Today, the 19-year-old is the centre of a rising buzz in Indian athletics. Not just because she beat Dutee Chand, India’s fastest runner, four days ago. Biomechanics experts are hailing her as a potential world-class athlete with incredible muscle-levers.
“We’ve tested over 2000 elite athletes at our center,” says Anthony Chacko, director of the Karnataka state-run Centre for Sports Science. “But her readings are way better than any athlete who has walked in here.”
“Her torque (the strength and force generated by the legs and muscles surrounding the thoracic spine) is around 480 Newton metres, whereas most elite athletes we tested were around 280 Nm. She has an incredibly high rate of recovery. If she stays injury-free, she has the potential to become a world-class athlete,” says Chacko.
When running, the four limbs, as well as the muscles surrounding the spine – shoulder extensors, hip flexors, lateral spine rotators, shoulder flexors – and leg muscles – glutes, hamstrings, quads, and calves – assist in creating clockwise and counter-clockwise torques that allow for speed generation. Priya’s running torque provides a solid foundation on which pace-work can be built.

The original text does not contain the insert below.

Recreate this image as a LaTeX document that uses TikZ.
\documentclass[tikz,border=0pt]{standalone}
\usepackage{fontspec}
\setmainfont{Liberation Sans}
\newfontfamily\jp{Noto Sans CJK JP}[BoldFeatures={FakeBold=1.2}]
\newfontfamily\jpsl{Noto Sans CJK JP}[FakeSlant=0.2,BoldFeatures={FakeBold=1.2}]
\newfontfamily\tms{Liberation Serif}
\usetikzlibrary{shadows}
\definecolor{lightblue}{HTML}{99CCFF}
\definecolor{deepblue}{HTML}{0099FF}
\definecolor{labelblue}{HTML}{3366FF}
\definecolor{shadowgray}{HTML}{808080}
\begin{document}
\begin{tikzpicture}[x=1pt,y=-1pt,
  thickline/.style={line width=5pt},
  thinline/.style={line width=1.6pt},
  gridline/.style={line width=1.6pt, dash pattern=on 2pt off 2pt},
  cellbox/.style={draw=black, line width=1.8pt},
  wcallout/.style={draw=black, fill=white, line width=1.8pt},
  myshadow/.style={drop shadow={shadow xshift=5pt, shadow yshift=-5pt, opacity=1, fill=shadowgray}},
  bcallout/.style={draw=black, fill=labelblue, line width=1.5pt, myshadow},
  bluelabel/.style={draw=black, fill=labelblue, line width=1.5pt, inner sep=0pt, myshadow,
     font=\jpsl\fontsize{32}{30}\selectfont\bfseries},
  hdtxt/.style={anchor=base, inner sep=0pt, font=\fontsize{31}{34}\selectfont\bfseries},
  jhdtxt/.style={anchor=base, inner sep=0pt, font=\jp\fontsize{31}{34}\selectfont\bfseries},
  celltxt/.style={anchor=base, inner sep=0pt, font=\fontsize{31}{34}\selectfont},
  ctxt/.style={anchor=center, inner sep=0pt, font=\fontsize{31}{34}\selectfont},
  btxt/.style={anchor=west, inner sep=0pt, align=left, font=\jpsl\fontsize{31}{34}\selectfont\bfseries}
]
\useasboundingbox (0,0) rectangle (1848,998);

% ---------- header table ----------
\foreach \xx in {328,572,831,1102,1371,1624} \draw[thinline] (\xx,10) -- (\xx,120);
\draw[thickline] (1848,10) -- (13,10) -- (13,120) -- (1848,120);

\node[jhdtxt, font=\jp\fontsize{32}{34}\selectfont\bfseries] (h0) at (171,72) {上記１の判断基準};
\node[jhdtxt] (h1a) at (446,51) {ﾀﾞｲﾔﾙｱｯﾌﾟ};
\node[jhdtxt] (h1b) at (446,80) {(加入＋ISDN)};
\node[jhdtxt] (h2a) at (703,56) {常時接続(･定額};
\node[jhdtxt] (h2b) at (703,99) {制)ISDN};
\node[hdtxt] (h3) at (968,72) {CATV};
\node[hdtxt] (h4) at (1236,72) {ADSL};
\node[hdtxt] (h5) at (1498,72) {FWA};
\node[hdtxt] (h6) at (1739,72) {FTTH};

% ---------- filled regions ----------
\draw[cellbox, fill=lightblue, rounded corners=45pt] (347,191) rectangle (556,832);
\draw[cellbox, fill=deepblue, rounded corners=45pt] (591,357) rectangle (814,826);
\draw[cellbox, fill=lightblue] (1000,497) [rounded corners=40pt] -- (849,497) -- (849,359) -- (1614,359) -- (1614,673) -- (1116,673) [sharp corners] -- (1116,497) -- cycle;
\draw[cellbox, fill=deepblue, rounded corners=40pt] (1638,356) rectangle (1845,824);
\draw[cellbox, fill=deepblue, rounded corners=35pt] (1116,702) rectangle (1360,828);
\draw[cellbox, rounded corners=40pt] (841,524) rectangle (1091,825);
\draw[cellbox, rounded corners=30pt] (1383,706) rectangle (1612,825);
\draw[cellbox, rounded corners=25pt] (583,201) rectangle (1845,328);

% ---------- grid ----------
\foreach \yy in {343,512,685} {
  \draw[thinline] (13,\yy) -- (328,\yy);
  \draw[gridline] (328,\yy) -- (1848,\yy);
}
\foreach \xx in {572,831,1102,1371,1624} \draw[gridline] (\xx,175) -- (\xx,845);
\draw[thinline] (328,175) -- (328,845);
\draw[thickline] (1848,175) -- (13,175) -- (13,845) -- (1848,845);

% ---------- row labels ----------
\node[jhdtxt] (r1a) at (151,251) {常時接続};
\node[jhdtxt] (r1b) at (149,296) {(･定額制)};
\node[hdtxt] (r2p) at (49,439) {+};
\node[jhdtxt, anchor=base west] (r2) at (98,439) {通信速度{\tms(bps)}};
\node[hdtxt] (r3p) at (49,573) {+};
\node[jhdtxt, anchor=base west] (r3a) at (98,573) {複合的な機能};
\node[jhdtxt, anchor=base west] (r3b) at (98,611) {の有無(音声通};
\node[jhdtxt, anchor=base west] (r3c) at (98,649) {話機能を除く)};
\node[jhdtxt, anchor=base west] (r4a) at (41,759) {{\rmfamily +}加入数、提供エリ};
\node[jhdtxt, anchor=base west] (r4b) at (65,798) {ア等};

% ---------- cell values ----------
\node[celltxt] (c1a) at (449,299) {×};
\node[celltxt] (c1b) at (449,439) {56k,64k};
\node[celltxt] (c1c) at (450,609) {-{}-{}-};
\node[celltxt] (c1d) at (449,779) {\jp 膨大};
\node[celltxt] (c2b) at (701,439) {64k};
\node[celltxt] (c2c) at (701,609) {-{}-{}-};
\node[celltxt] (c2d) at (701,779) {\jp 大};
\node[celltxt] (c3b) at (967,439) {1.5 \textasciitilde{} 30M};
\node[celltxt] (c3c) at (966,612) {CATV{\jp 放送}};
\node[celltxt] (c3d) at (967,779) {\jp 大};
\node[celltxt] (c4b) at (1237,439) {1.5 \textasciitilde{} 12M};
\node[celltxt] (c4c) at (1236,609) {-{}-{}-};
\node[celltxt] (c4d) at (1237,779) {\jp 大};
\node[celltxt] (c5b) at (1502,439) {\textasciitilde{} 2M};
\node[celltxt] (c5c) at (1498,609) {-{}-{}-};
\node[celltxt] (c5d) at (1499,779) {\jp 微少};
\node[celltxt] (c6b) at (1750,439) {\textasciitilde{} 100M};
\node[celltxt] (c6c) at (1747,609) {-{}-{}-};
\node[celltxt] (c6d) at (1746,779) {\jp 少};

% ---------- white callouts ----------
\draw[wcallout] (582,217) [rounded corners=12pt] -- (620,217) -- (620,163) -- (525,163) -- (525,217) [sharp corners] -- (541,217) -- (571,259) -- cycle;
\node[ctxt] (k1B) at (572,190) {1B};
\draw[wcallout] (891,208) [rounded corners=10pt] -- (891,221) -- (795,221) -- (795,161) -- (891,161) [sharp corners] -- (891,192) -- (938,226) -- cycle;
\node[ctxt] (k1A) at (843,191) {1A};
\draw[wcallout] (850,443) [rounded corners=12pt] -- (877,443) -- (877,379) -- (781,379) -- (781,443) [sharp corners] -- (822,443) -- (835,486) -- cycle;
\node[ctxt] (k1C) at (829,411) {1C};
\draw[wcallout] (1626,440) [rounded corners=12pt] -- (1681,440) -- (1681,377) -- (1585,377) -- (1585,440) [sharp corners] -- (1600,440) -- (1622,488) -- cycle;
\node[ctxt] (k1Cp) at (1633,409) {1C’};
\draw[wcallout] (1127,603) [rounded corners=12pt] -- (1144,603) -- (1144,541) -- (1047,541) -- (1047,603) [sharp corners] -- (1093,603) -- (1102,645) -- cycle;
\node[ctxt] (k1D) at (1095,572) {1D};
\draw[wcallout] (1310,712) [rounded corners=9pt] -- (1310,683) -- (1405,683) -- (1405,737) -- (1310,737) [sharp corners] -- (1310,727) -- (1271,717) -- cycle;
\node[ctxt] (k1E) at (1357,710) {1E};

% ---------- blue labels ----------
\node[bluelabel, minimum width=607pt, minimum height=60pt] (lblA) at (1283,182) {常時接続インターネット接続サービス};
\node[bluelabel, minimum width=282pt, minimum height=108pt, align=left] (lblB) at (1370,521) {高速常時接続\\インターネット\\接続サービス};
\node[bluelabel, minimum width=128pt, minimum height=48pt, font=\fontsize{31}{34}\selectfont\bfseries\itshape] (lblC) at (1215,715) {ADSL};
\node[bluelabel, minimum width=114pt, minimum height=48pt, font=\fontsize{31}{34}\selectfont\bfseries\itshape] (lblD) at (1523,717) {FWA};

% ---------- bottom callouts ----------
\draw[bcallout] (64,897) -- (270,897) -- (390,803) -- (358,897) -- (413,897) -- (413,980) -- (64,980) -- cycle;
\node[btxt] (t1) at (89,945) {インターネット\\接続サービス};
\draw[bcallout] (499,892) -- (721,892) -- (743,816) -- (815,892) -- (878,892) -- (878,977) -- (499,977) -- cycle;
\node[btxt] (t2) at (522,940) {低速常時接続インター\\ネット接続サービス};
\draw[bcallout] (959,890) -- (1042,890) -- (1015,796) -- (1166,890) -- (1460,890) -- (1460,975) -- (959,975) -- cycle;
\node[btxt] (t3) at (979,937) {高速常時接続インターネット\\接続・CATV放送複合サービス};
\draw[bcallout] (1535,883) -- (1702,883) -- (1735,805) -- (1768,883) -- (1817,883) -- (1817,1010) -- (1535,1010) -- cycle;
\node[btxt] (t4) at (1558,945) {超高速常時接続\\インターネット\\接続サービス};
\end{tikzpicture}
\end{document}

Strength, flexibility, cardiovascular endurance, and adaptation were all tested as part of the center’s performance evaluations. “Her peak torque, relative peak power, and recovery heart were all far too high for that sport.” “We also required her to participate in a recovery intervention involving hyperbaric oxygen therapy, which assisted her in reducing fatigue,” Chacko adds. Experts at the centre predict “great scope for improvement” for Priya, who started the season with a time of 52.37s in the 400m and will soon be within striking distance of the national record of 50.79s.